WHAT THE EXERCISE ASKS ->
Omit any picture, and return the remaining data exactly as written.

________________________________________

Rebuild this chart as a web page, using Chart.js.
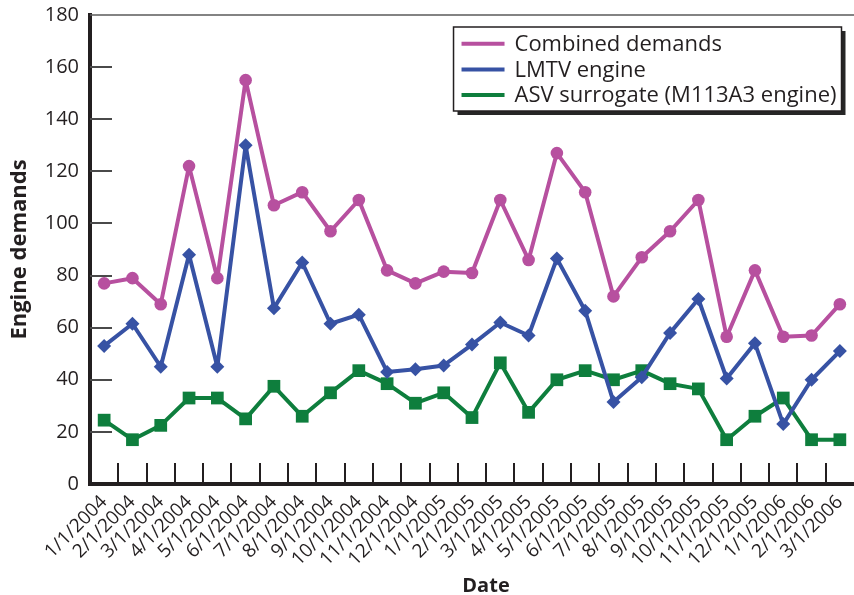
<!DOCTYPE html>
<html>
<head>
<meta charset="utf-8">
<script src="https://cdn.jsdelivr.net/npm/chart.js@4/dist/chart.umd.min.js"></script>
<style>
  html, body { margin: 0; padding: 0; background: #ffffff; }
  #wrap { width: 854px; height: 595px; }
</style>
</head>
<body>
<div id="wrap"><canvas id="chart" width="854" height="595"></canvas></div>
<script>
// Monthly engine demands, January 2004 through March 2006
const dates = [
  '1/1/2004', '2/1/2004', '3/1/2004', '4/1/2004', '5/1/2004', '6/1/2004',
  '7/1/2004', '8/1/2004', '9/1/2004', '10/1/2004', '11/1/2004', '12/1/2004',
  '1/1/2005', '2/1/2005', '3/1/2005', '4/1/2005', '5/1/2005', '6/1/2005',
  '7/1/2005', '8/1/2005', '9/1/2005', '10/1/2005', '11/1/2005', '12/1/2005',
  '1/1/2006', '2/1/2006', '3/1/2006'
];
const combinedDemands = [77, 79, 69, 122, 79, 155, 107, 112, 97, 109, 82, 77, 81.5, 81, 109, 86, 127, 112, 72, 87, 97, 109, 56.5, 82, 56.5, 57, 69];
const lmtvEngine = [53, 61.5, 45, 88, 45, 130, 67.5, 85, 61.5, 65, 43, 44, 45.5, 53.5, 62, 57, 86.5, 66.5, 31.5, 41, 58, 71, 40.5, 54, 23, 40, 51];
const asvSurrogate = [24.5, 17, 22.5, 33, 33, 25, 37.5, 26, 35, 43.5, 38.5, 31, 35, 25.5, 46.5, 27.5, 40, 43.5, 40, 43.5, 38.5, 36.5, 17, 26, 33, 17, 17];
const yTickValues = [0, 20, 40, 60, 80, 100, 120, 140, 160, 180];
const seriesNames = ['Combined demands', 'LMTV engine', 'ASV surrogate (M113A3 engine)'];

const INK = '#231F20';
const PINK = '#B7509F';
const BLUE = '#3752A4';
const GREEN = '#0E7E3D';
const FONT = '"Open Sans", "DejaVu Sans", sans-serif';

// Short tick marks pointing into the plot, plus the thin frame line on top
const frameMarks = {
  id: 'frameMarks',
  beforeDatasetsDraw(chart) {
    const { ctx, chartArea: a, scales: { x, y } } = chart;
    ctx.save();
    // top frame line
    ctx.strokeStyle = '#5a5a5a';
    ctx.lineWidth = 1.5;
    ctx.beginPath();
    ctx.moveTo(a.left, a.top);
    ctx.lineTo(a.right, a.top);
    ctx.stroke();
    // y ticks
    ctx.strokeStyle = '#4a4a4a';
    ctx.lineWidth = 2;
    y.ticks.forEach(t => {
      if (t.value <= y.min || t.value >= y.max) return;
      const py = Math.round(y.getPixelForValue(t.value));
      ctx.beginPath();
      ctx.moveTo(a.left, py);
      ctx.lineTo(a.left + 22, py);
      ctx.stroke();
    });
    // x ticks between categories
    ctx.strokeStyle = INK;
    ctx.lineWidth = 2;
    for (let i = 0; i < dates.length - 1; i++) {
      const px = Math.round((x.getPixelForValue(i) + x.getPixelForValue(i + 1)) / 2);
      ctx.beginPath();
      ctx.moveTo(px, a.bottom);
      ctx.lineTo(px, a.bottom - 21);
      ctx.stroke();
    }
    ctx.restore();
  }
};

// Boxed legend with drop shadow in the upper right of the plot
const boxedLegend = {
  id: 'boxedLegend',
  afterDatasetsDraw(chart) {
    const { ctx, chartArea: a } = chart;
    const sets = chart.data.datasets;
    ctx.save();
    ctx.font = '22px ' + FONT;
    const textW = Math.max(...sets.map(d => ctx.measureText(d.label).width));
    const padL = 8, sample = 43, gap = 10, padR = 5, rowH = 25.6, padTop = 16.8, padBottom = 16;
    const w = padL + sample + gap + textW + padR;
    const h = padTop + rowH * (sets.length - 1) + padBottom;
    const right = a.right - 12.5;
    const left = right - w;
    const top = a.top + 12;
    // shadow
    ctx.fillStyle = '#262626';
    ctx.fillRect(left + 4, top + 4, w, h);
    // box
    ctx.fillStyle = '#ffffff';
    ctx.fillRect(left, top, w, h);
    ctx.strokeStyle = INK;
    ctx.lineWidth = 1.5;
    ctx.strokeRect(left, top, w, h);
    sets.forEach((d, i) => {
      const cy = top + padTop + i * rowH;
      ctx.strokeStyle = d.borderColor;
      ctx.lineWidth = 4;
      ctx.beginPath();
      ctx.moveTo(left + padL, cy);
      ctx.lineTo(left + padL + sample, cy);
      ctx.stroke();
      ctx.fillStyle = INK;
      ctx.textAlign = 'left';
      ctx.textBaseline = 'middle';
      ctx.fillText(d.label, left + padL + sample + gap, cy + 1);
    });
    ctx.restore();
  }
};

// Horizontal axis title
const dateTitle = {
  id: 'dateTitle',
  afterDraw(chart) {
    const { ctx, chartArea: a } = chart;
    ctx.save();
    ctx.font = 'bold 20px ' + FONT;
    ctx.fillStyle = INK;
    ctx.textAlign = 'center';
    ctx.textBaseline = 'alphabetic';
    ctx.fillText('Date', (a.left + a.right) / 2 + 14, chart.height - 3);
    ctx.restore();
  }
};

const lineStyle = { borderWidth: 4, pointBorderWidth: 0, tension: 0, borderJoinStyle: 'round', borderCapStyle: 'round' };

new Chart(document.getElementById('chart'), {
  type: 'line',
  data: {
    labels: dates,
    datasets: [
      Object.assign({
        label: seriesNames[0], data: combinedDemands,
        borderColor: PINK, backgroundColor: PINK,
        pointStyle: 'circle', pointRadius: 6.3
      }, lineStyle),
      Object.assign({
        label: seriesNames[1], data: lmtvEngine,
        borderColor: BLUE, backgroundColor: BLUE,
        pointStyle: 'rectRot', pointRadius: 7
      }, lineStyle),
      Object.assign({
        label: seriesNames[2], data: asvSurrogate,
        borderColor: GREEN, backgroundColor: GREEN,
        pointStyle: 'rect', pointRadius: 9
      }, lineStyle)
    ]
  },
  options: {
    responsive: false,
    animation: false,
    layout: { autoPadding: false, padding: { top: 15, right: 0, left: 0, bottom: 0 } },
    plugins: { legend: { display: false }, tooltip: { enabled: false } },
    scales: {
      x: {
        type: 'category',
        offset: true,
        grid: { display: false, drawTicks: false },
        border: { display: true, width: 4, color: INK },
        ticks: {
          autoSkip: false, minRotation: 45, maxRotation: 45, padding: 7,
          color: INK, font: { family: FONT, size: 19 }
        },
        afterFit(s) { s.height = 111; s.paddingLeft = 0; s.paddingRight = 0; }
      },
      y: {
        min: 0, max: 180,
        grid: { display: false, drawTicks: false },
        border: { display: true, width: 4, color: INK },
        afterBuildTicks(s) { s.ticks = yTickValues.map(v => ({ value: v })); },
        ticks: { padding: 11, color: INK, font: { family: FONT, size: 20 } },
        title: {
          display: true, text: 'Engine demands', color: INK,
          font: { family: FONT, size: 22, weight: 'bold' },
          padding: { top: 7, bottom: 0 }
        },
        afterFit(s) { s.width = 90; s.paddingTop = 0; s.paddingBottom = 0; }
      }
    }
  },
  plugins: [frameMarks, boxedLegend, dateTitle]
});
</script>
</body>
</html>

________________________________________

EXERCISE OUTPUT ->
Rebuild this chart as a web page, using Chart.js.
<!DOCTYPE html>
<html>
<head>
<meta charset="utf-8">
<script src="https://cdn.jsdelivr.net/npm/chart.js@4/dist/chart.umd.min.js"></script>
<style>
  html, body { margin: 0; padding: 0; background: #ffffff; }
  #wrap { width: 854px; height: 595px; }
</style>
</head>
<body>
<div id="wrap"><canvas id="chart" width="854" height="595"></canvas></div>
<script>
// Monthly engine demands, January 2004 through March 2006
const dates = [
  '1/1/2004', '2/1/2004', '3/1/2004', '4/1/2004', '5/1/2004', '6/1/2004',
  '7/1/2004', '8/1/2004', '9/1/2004', '10/1/2004', '11/1/2004', '12/1/2004',
  '1/1/2005', '2/1/2005', '3/1/2005', '4/1/2005', '5/1/2005', '6/1/2005',
  '7/1/2005', '8/1/2005', '9/1/2005', '10/1/2005', '11/1/2005', '12/1/2005',
  '1/1/2006', '2/1/2006', '3/1/2006'
];
const combinedDemands = [77, 79, 69, 122, 79, 155, 107, 112, 97, 109, 82, 77, 81.5, 81, 109, 86, 127, 112, 72, 87, 97, 109, 56.5, 82, 56.5, 57, 69];
const lmtvEngine = [53, 61.5, 45, 88, 45, 130, 67.5, 85, 61.5, 65, 43, 44, 45.5, 53.5, 62, 57, 86.5, 66.5, 31.5, 41, 58, 71, 40.5, 54, 23, 40, 51];
const asvSurrogate = [24.5, 17, 22.5, 33, 33, 25, 37.5, 26, 35, 43.5, 38.5, 31, 35, 25.5, 46.5, 27.5, 40, 43.5, 40, 43.5, 38.5, 36.5, 17, 26, 33, 17, 17];
const yTickValues = [0, 20, 40, 60, 80, 100, 120, 140, 160, 180];
const seriesNames = ['Combined demands', 'LMTV engine', 'ASV surrogate (M113A3 engine)'];

const INK = '#231F20';
const PINK = '#B7509F';
const BLUE = '#3752A4';
const GREEN = '#0E7E3D';
const FONT = '"Open Sans", "DejaVu Sans", sans-serif';

// Short tick marks pointing into the plot, plus the thin frame line on top
const frameMarks = {
  id: 'frameMarks',
  beforeDatasetsDraw(chart) {
    const { ctx, chartArea: a, scales: { x, y } } = chart;
    ctx.save();
    // top frame line
    ctx.strokeStyle = '#5a5a5a';
    ctx.lineWidth = 1.5;
    ctx.beginPath();
    ctx.moveTo(a.left, a.top);
    ctx.lineTo(a.right, a.top);
    ctx.stroke();
    // y ticks
    ctx.strokeStyle = '#4a4a4a';
    ctx.lineWidth = 2;
    y.ticks.forEach(t => {
      if (t.value <= y.min || t.value >= y.max) return;
      const py = Math.round(y.getPixelForValue(t.value));
      ctx.beginPath();
      ctx.moveTo(a.left, py);
      ctx.lineTo(a.left + 22, py);
      ctx.stroke();
    });
    // x ticks between categories
    ctx.strokeStyle = INK;
    ctx.lineWidth = 2;
    for (let i = 0; i < dates.length - 1; i++) {
      const px = Math.round((x.getPixelForValue(i) + x.getPixelForValue(i + 1)) / 2);
      ctx.beginPath();
      ctx.moveTo(px, a.bottom);
      ctx.lineTo(px, a.bottom - 21);
      ctx.stroke();
    }
    ctx.restore();
  }
};

// Boxed legend with drop shadow in the upper right of the plot
const boxedLegend = {
  id: 'boxedLegend',
  afterDatasetsDraw(chart) {
    const { ctx, chartArea: a } = chart;
    const sets = chart.data.datasets;
    ctx.save();
    ctx.font = '22px ' + FONT;
    const textW = Math.max(...sets.map(d => ctx.measureText(d.label).width));
    const padL = 8, sample = 43, gap = 10, padR = 5, rowH = 25.6, padTop = 16.8, padBottom = 16;
    const w = padL + sample + gap + textW + padR;
    const h = padTop + rowH * (sets.length - 1) + padBottom;
    const right = a.right - 12.5;
    const left = right - w;
    const top = a.top + 12;
    // shadow
    ctx.fillStyle = '#262626';
    ctx.fillRect(left + 4, top + 4, w, h);
    // box
    ctx.fillStyle = '#ffffff';
    ctx.fillRect(left, top, w, h);
    ctx.strokeStyle = INK;
    ctx.lineWidth = 1.5;
    ctx.strokeRect(left, top, w, h);
    sets.forEach((d, i) => {
      const cy = top + padTop + i * rowH;
      ctx.strokeStyle = d.borderColor;
      ctx.lineWidth = 4;
      ctx.beginPath();
      ctx.moveTo(left + padL, cy);
      ctx.lineTo(left + padL + sample, cy);
      ctx.stroke();
      ctx.fillStyle = INK;
      ctx.textAlign = 'left';
      ctx.textBaseline = 'middle';
      ctx.fillText(d.label, left + padL + sample + gap, cy + 1);
    });
    ctx.restore();
  }
};

// Horizontal axis title
const dateTitle = {
  id: 'dateTitle',
  afterDraw(chart) {
    const { ctx, chartArea: a } = chart;
    ctx.save();
    ctx.font = 'bold 20px ' + FONT;
    ctx.fillStyle = INK;
    ctx.textAlign = 'center';
    ctx.textBaseline = 'alphabetic';
    ctx.fillText('Date', (a.left + a.right) / 2 + 14, chart.height - 3);
    ctx.restore();
  }
};

const lineStyle = { borderWidth: 4, pointBorderWidth: 0, tension: 0, borderJoinStyle: 'round', borderCapStyle: 'round' };

new Chart(document.getElementById('chart'), {
  type: 'line',
  data: {
    labels: dates,
    datasets: [
      Object.assign({
        label: seriesNames[0], data: combinedDemands,
        borderColor: PINK, backgroundColor: PINK,
        pointStyle: 'circle', pointRadius: 6.3
      }, lineStyle),
      Object.assign({
        label: seriesNames[1], data: lmtvEngine,
        borderColor: BLUE, backgroundColor: BLUE,
        pointStyle: 'rectRot', pointRadius: 7
      }, lineStyle),
      Object.assign({
        label: seriesNames[2], data: asvSurrogate,
        borderColor: GREEN, backgroundColor: GREEN,
        pointStyle: 'rect', pointRadius: 9
      }, lineStyle)
    ]
  },
  options: {
    responsive: false,
    animation: false,
    layout: { autoPadding: false, padding: { top: 15, right: 0, left: 0, bottom: 0 } },
    plugins: { legend: { display: false }, tooltip: { enabled: false } },
    scales: {
      x: {
        type: 'category',
        offset: true,
        grid: { display: false, drawTicks: false },
        border: { display: true, width: 4, color: INK },
        ticks: {
          autoSkip: false, minRotation: 45, maxRotation: 45, padding: 7,
          color: INK, font: { family: FONT, size: 19 }
        },
        afterFit(s) { s.height = 111; s.paddingLeft = 0; s.paddingRight = 0; }
      },
      y: {
        min: 0, max: 180,
        grid: { display: false, drawTicks: false },
        border: { display: true, width: 4, color: INK },
        afterBuildTicks(s) { s.ticks = yTickValues.map(v => ({ value: v })); },
        ticks: { padding: 11, color: INK, font: { family: FONT, size: 20 } },
        title: {
          display: true, text: 'Engine demands', color: INK,
          font: { family: FONT, size: 22, weight: 'bold' },
          padding: { top: 7, bottom: 0 }
        },
        afterFit(s) { s.width = 90; s.paddingTop = 0; s.paddingBottom = 0; }
      }
    }
  },
  plugins: [frameMarks, boxedLegend, dateTitle]
});
</script>
</body>
</html>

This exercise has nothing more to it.